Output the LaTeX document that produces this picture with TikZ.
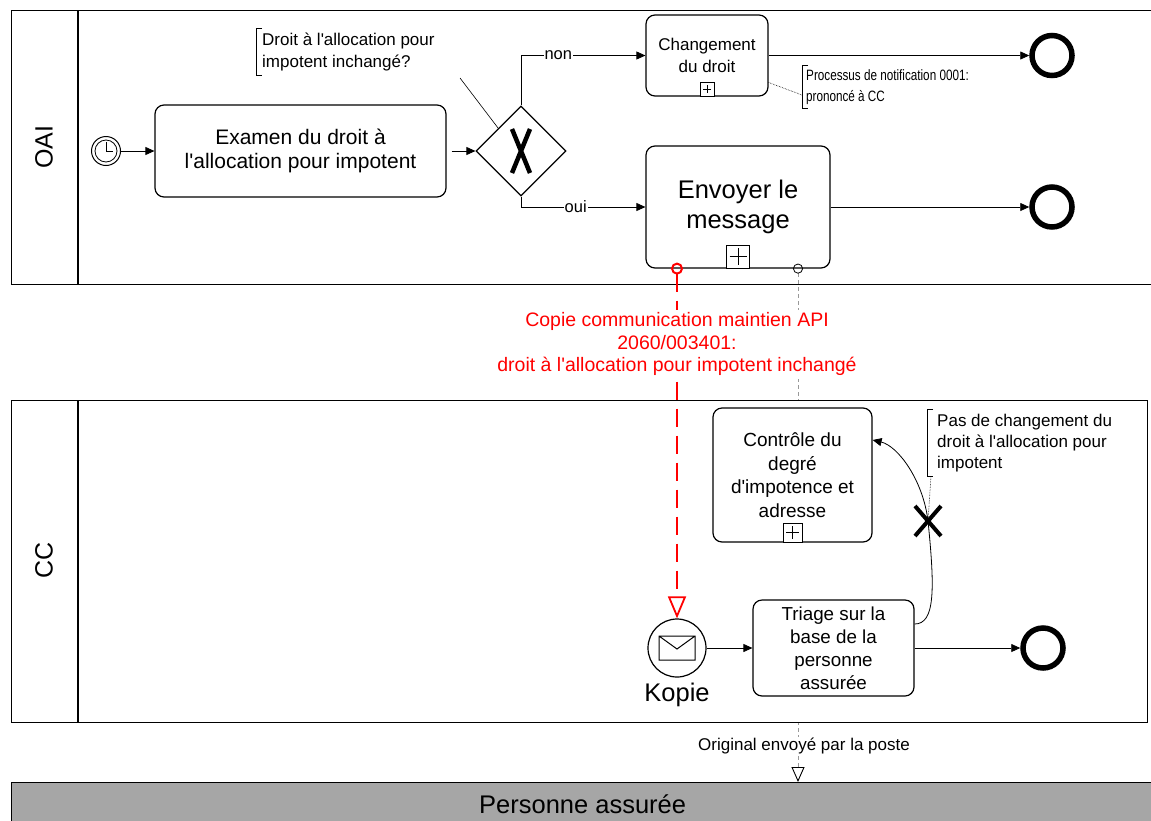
\documentclass[tikz,border=0pt]{standalone}
\usepackage{fontspec}
\setmainfont{Liberation Sans}
\newfontfamily\narrowfont[FakeStretch=0.78]{Liberation Sans}
\usetikzlibrary{arrows.meta,shapes.geometric,positioning}
\definecolor{persgray}{HTML}{A6A6A6}
\definecolor{msgred}{HTML}{FF0000}
\newcommand\ap{\textquotesingle}

\begin{document}
\begin{tikzpicture}[x=1pt,y=-1pt,
  pool/.style={draw,line width=1.3pt,fill=white,anchor=north west,inner sep=0pt},
  lanelabel/.style={rotate=90,font=\fontsize{25}{28}\selectfont},
  task/.style={draw,line width=1.2pt,fill=white,rounded corners=9pt,align=center},
  plusbox/.style={draw,fill=white,line width=1pt,anchor=south,inner sep=0pt,minimum size=#1,
    path picture={\draw[line width=1pt]
      ([xshift=3pt]path picture bounding box.west) -- ([xshift=-3pt]path picture bounding box.east)
      ([yshift=-3pt]path picture bounding box.north) -- ([yshift=3pt]path picture bounding box.south);}},
  endev/.style={circle,draw,line width=5.5pt,minimum size=40pt,inner sep=0pt},
  gate/.style={diamond,draw,line width=1.2pt,fill=white,minimum width=90pt,minimum height=90pt,inner sep=0pt},
  flow/.style={-{Triangle[length=9pt,width=8pt]},line width=0.8pt},
  note/.style={anchor=west,inner xsep=6pt,inner ysep=4pt,align=left},
  assoc/.style={line width=0.6pt,densely dotted},
  label/.style={fill=white,inner sep=1pt,font=\fontsize{16.5}{18}\selectfont}]
 % \draw[help lines] (0,0) grid (1151,820);
  \useasboundingbox (0,0) rectangle (1151,820);
  \node[pool,minimum width=1142pt,minimum height=274pt] (oai) at (11,10) {};
  \draw[line width=1.3pt] ([xshift=67pt]oai.north west) -- ([xshift=67pt]oai.south west);
  \node[lanelabel] (oailab) at (44,147) {OAI};
  \node[pool,fill=persgray,minimum width=1142pt,minimum height=44pt,
        font=\fontsize{25.5}{28}\selectfont] (pers) at (11,782) {Personne assurée};

  \node[circle,draw,line width=1pt,minimum size=29pt,inner sep=0pt] (timer) at (106,151) {};
  \draw[line width=0.8pt] (timer.center) circle (11pt);
  \draw[line width=1pt] ([yshift=9pt]timer.center) -- (timer.center) -- ([xshift=7pt]timer.center);
  \node[task,minimum width=291pt,minimum height=92pt,font=\fontsize{21}{24}\selectfont]
        (exam) at (300.5,151) {Examen du droit à\\l\ap allocation pour impotent};
  \node[gate] (gw) at (521,151) {};
  \draw[line width=4.5pt] ([shift={(-9,-22)}]gw.center) -- ([shift={(9,22)}]gw.center)
        ([shift={(9,-22)}]gw.center) -- ([shift={(-9,22)}]gw.center);
  \node[task,minimum width=122pt,minimum height=81pt,font=\fontsize{17}{22}\selectfont]
        (chg) at (707,55.5) {Changement\\du droit};
  \node[plusbox=14pt] (chgplus) at (chg.south) {};
  \node[task,minimum width=184pt,minimum height=122pt,font=\fontsize{25.5}{30}\selectfont]
        (env) at (738,207) {Envoyer le\\message};
  \node[plusbox=23pt] (envplus) at (env.south) {};
  \node[endev] (endA) at (1052,55.5) {};
  \node[endev] (endB) at (1052,207) {};

  \node[note,font=\fontsize{17}{22}\selectfont] (q1) at (256,52)
        {Droit à l\ap allocation pour\\impotent inchangé?};
  \draw[line width=0.8pt] ([xshift=6pt]q1.north west) -| (q1.south west) -- ([xshift=6pt]q1.south west);
  \coordinate (q1end) at (460,78);
  \draw[line width=0.6pt] (q1end) -- (gw.north west);
  \node[note,inner xsep=4pt,font=\narrowfont\fontsize{15}{21}\selectfont] (q2) at (802,87)
        {Processus de notification 0001:\\prononcé à CC};
  \draw[line width=0.8pt] ([xshift=6pt]q2.north west) -| (q2.south west) -- ([xshift=6pt]q2.south west);
  \draw[assoc] ([yshift=-27pt]chg.east) -- ([yshift=-8pt]q2.west);

  \draw[flow] (timer) -- (exam);
  \draw[flow,shorten <=5pt] (exam) -- (gw);
  \draw[flow] (gw.north) |- node[label,pos=0.65] {non} (chg);
  \draw[flow] (gw.south) |- node[label,pos=0.72] {oui} (env);
  \draw[flow] (chg) -- (endA);
  \draw[flow] (env) -- (endB);

  \draw[gray!80,line width=1pt,dash pattern=on 4pt off 3pt,
        {Circle[open,length=10pt,color=black,line width=0.8pt]}-{Triangle[open,length=15pt,width=13pt,color=black,line width=0.9pt]}]
        ([xshift=60pt,yshift=5pt]env.south) -- ([xshift=60pt]env.south |- pers.north)
        node[label,pos=0.93,xshift=6pt,text=black,font=\fontsize{17}{19}\selectfont] {Original envoyé par la poste};

  \node[pool,minimum width=1136pt,minimum height=322pt] (cc) at (11,400) {};
  \draw[line width=1.3pt] ([xshift=67pt]cc.north west) -- ([xshift=67pt]cc.south west);
  \node[lanelabel] (cclab) at (44,560) {CC};

  \node[task,minimum width=159pt,minimum height=134pt,font=\fontsize{19}{23.5}\selectfont]
        (ctl) at (792.5,475) {Contrôle du\\degré\\d\ap impotence et\\adresse};
  \node[plusbox=19pt] (ctlplus) at (ctl.south) {};
  \node[circle,draw,line width=1.2pt,fill=white,minimum size=58pt,inner sep=0pt] (kop) at (677,648) {};
  \draw[line width=1pt] ([shift={(-18,-12)}]kop.center) rectangle ([shift={(18,12)}]kop.center)
        ([shift={(-18,-12)}]kop.center) -- ([shift={(0,1)}]kop.center) -- ([shift={(18,-12)}]kop.center);
  \node[font=\fontsize{25.5}{28}\selectfont,below=2pt of kop] (koplab) {Kopie};
  \node[task,minimum width=161pt,minimum height=96pt,font=\fontsize{18.8}{23}\selectfont]
        (tri) at (833.5,648) {Triage sur la\\base de la\\personne\\assurée};
  \node[endev] (endC) at (1043,648) {};
  \draw[flow] (kop) -- (tri);
  \draw[flow] (tri) -- (endC);

  \coordinate (cut) at (928,521);
  \draw[flow] ([yshift=24pt]tri.east) .. controls (935,624) and (935,590) .. (cut)
        .. controls (923,480) and (898,446) .. ([yshift=35pt]ctl.east);
  \draw[line width=4pt] ([shift={(-13,-15)}]cut) -- ([shift={(13,15)}]cut)
        ([shift={(13,-15)}]cut) -- ([shift={(-13,15)}]cut);
  \node[note,inner xsep=10pt,font=\fontsize{17}{21}\selectfont] (q3) at (927,443)
        {Pas de changement du\\droit à l\ap allocation pour\\impotent};
  \draw[line width=0.8pt] ([xshift=6pt]q3.north west) -| (q3.south west) -- ([xshift=6pt]q3.south west);
  \draw[assoc] ([xshift=4pt]q3.south west) -- (cut);

  \draw[msgred,line width=2.4pt,dash pattern=on 18pt off 9pt,
        {Circle[open,length=12pt,line width=2pt]}-{Triangle[open,length=22pt,width=18pt,line width=1.8pt]}]
        ([xshift=-61pt,yshift=6pt]env.south) -- (kop.north)
        node[pos=0.23,fill=white,text=msgred,align=center,font=\fontsize{19.5}{22.5}\selectfont]
        {Copie communication maintien API\\2060/003401:\\droit à l\ap allocation pour impotent inchangé};
\end{tikzpicture}
\end{document}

^^^^^^^^^^^^^^^^

▶ WHAT YOU NEED TO DO
Set the listing down in full and exactly. Pictures within it should not appear in the copy.

▶ REPLY TO THE EXERCISE
Output the LaTeX document that produces this picture with TikZ.
\documentclass[tikz,border=0pt]{standalone}
\usepackage{fontspec}
\setmainfont{Liberation Sans}
\newfontfamily\narrowfont[FakeStretch=0.78]{Liberation Sans}
\usetikzlibrary{arrows.meta,shapes.geometric,positioning}
\definecolor{persgray}{HTML}{A6A6A6}
\definecolor{msgred}{HTML}{FF0000}
\newcommand\ap{\textquotesingle}

\begin{document}
\begin{tikzpicture}[x=1pt,y=-1pt,
  pool/.style={draw,line width=1.3pt,fill=white,anchor=north west,inner sep=0pt},
  lanelabel/.style={rotate=90,font=\fontsize{25}{28}\selectfont},
  task/.style={draw,line width=1.2pt,fill=white,rounded corners=9pt,align=center},
  plusbox/.style={draw,fill=white,line width=1pt,anchor=south,inner sep=0pt,minimum size=#1,
    path picture={\draw[line width=1pt]
      ([xshift=3pt]path picture bounding box.west) -- ([xshift=-3pt]path picture bounding box.east)
      ([yshift=-3pt]path picture bounding box.north) -- ([yshift=3pt]path picture bounding box.south);}},
  endev/.style={circle,draw,line width=5.5pt,minimum size=40pt,inner sep=0pt},
  gate/.style={diamond,draw,line width=1.2pt,fill=white,minimum width=90pt,minimum height=90pt,inner sep=0pt},
  flow/.style={-{Triangle[length=9pt,width=8pt]},line width=0.8pt},
  note/.style={anchor=west,inner xsep=6pt,inner ysep=4pt,align=left},
  assoc/.style={line width=0.6pt,densely dotted},
  label/.style={fill=white,inner sep=1pt,font=\fontsize{16.5}{18}\selectfont}]
 % \draw[help lines] (0,0) grid (1151,820);
  \useasboundingbox (0,0) rectangle (1151,820);
  \node[pool,minimum width=1142pt,minimum height=274pt] (oai) at (11,10) {};
  \draw[line width=1.3pt] ([xshift=67pt]oai.north west) -- ([xshift=67pt]oai.south west);
  \node[lanelabel] (oailab) at (44,147) {OAI};
  \node[pool,fill=persgray,minimum width=1142pt,minimum height=44pt,
        font=\fontsize{25.5}{28}\selectfont] (pers) at (11,782) {Personne assurée};

  \node[circle,draw,line width=1pt,minimum size=29pt,inner sep=0pt] (timer) at (106,151) {};
  \draw[line width=0.8pt] (timer.center) circle (11pt);
  \draw[line width=1pt] ([yshift=9pt]timer.center) -- (timer.center) -- ([xshift=7pt]timer.center);
  \node[task,minimum width=291pt,minimum height=92pt,font=\fontsize{21}{24}\selectfont]
        (exam) at (300.5,151) {Examen du droit à\\l\ap allocation pour impotent};
  \node[gate] (gw) at (521,151) {};
  \draw[line width=4.5pt] ([shift={(-9,-22)}]gw.center) -- ([shift={(9,22)}]gw.center)
        ([shift={(9,-22)}]gw.center) -- ([shift={(-9,22)}]gw.center);
  \node[task,minimum width=122pt,minimum height=81pt,font=\fontsize{17}{22}\selectfont]
        (chg) at (707,55.5) {Changement\\du droit};
  \node[plusbox=14pt] (chgplus) at (chg.south) {};
  \node[task,minimum width=184pt,minimum height=122pt,font=\fontsize{25.5}{30}\selectfont]
        (env) at (738,207) {Envoyer le\\message};
  \node[plusbox=23pt] (envplus) at (env.south) {};
  \node[endev] (endA) at (1052,55.5) {};
  \node[endev] (endB) at (1052,207) {};

  \node[note,font=\fontsize{17}{22}\selectfont] (q1) at (256,52)
        {Droit à l\ap allocation pour\\impotent inchangé?};
  \draw[line width=0.8pt] ([xshift=6pt]q1.north west) -| (q1.south west) -- ([xshift=6pt]q1.south west);
  \coordinate (q1end) at (460,78);
  \draw[line width=0.6pt] (q1end) -- (gw.north west);
  \node[note,inner xsep=4pt,font=\narrowfont\fontsize{15}{21}\selectfont] (q2) at (802,87)
        {Processus de notification 0001:\\prononcé à CC};
  \draw[line width=0.8pt] ([xshift=6pt]q2.north west) -| (q2.south west) -- ([xshift=6pt]q2.south west);
  \draw[assoc] ([yshift=-27pt]chg.east) -- ([yshift=-8pt]q2.west);

  \draw[flow] (timer) -- (exam);
  \draw[flow,shorten <=5pt] (exam) -- (gw);
  \draw[flow] (gw.north) |- node[label,pos=0.65] {non} (chg);
  \draw[flow] (gw.south) |- node[label,pos=0.72] {oui} (env);
  \draw[flow] (chg) -- (endA);
  \draw[flow] (env) -- (endB);

  \draw[gray!80,line width=1pt,dash pattern=on 4pt off 3pt,
        {Circle[open,length=10pt,color=black,line width=0.8pt]}-{Triangle[open,length=15pt,width=13pt,color=black,line width=0.9pt]}]
        ([xshift=60pt,yshift=5pt]env.south) -- ([xshift=60pt]env.south |- pers.north)
        node[label,pos=0.93,xshift=6pt,text=black,font=\fontsize{17}{19}\selectfont] {Original envoyé par la poste};

  \node[pool,minimum width=1136pt,minimum height=322pt] (cc) at (11,400) {};
  \draw[line width=1.3pt] ([xshift=67pt]cc.north west) -- ([xshift=67pt]cc.south west);
  \node[lanelabel] (cclab) at (44,560) {CC};

  \node[task,minimum width=159pt,minimum height=134pt,font=\fontsize{19}{23.5}\selectfont]
        (ctl) at (792.5,475) {Contrôle du\\degré\\d\ap impotence et\\adresse};
  \node[plusbox=19pt] (ctlplus) at (ctl.south) {};
  \node[circle,draw,line width=1.2pt,fill=white,minimum size=58pt,inner sep=0pt] (kop) at (677,648) {};
  \draw[line width=1pt] ([shift={(-18,-12)}]kop.center) rectangle ([shift={(18,12)}]kop.center)
        ([shift={(-18,-12)}]kop.center) -- ([shift={(0,1)}]kop.center) -- ([shift={(18,-12)}]kop.center);
  \node[font=\fontsize{25.5}{28}\selectfont,below=2pt of kop] (koplab) {Kopie};
  \node[task,minimum width=161pt,minimum height=96pt,font=\fontsize{18.8}{23}\selectfont]
        (tri) at (833.5,648) {Triage sur la\\base de la\\personne\\assurée};
  \node[endev] (endC) at (1043,648) {};
  \draw[flow] (kop) -- (tri);
  \draw[flow] (tri) -- (endC);

  \coordinate (cut) at (928,521);
  \draw[flow] ([yshift=24pt]tri.east) .. controls (935,624) and (935,590) .. (cut)
        .. controls (923,480) and (898,446) .. ([yshift=35pt]ctl.east);
  \draw[line width=4pt] ([shift={(-13,-15)}]cut) -- ([shift={(13,15)}]cut)
        ([shift={(13,-15)}]cut) -- ([shift={(-13,15)}]cut);
  \node[note,inner xsep=10pt,font=\fontsize{17}{21}\selectfont] (q3) at (927,443)
        {Pas de changement du\\droit à l\ap allocation pour\\impotent};
  \draw[line width=0.8pt] ([xshift=6pt]q3.north west) -| (q3.south west) -- ([xshift=6pt]q3.south west);
  \draw[assoc] ([xshift=4pt]q3.south west) -- (cut);

  \draw[msgred,line width=2.4pt,dash pattern=on 18pt off 9pt,
        {Circle[open,length=12pt,line width=2pt]}-{Triangle[open,length=22pt,width=18pt,line width=1.8pt]}]
        ([xshift=-61pt,yshift=6pt]env.south) -- (kop.north)
        node[pos=0.23,fill=white,text=msgred,align=center,font=\fontsize{19.5}{22.5}\selectfont]
        {Copie communication maintien API\\2060/003401:\\droit à l\ap allocation pour impotent inchangé};
\end{tikzpicture}
\end{document}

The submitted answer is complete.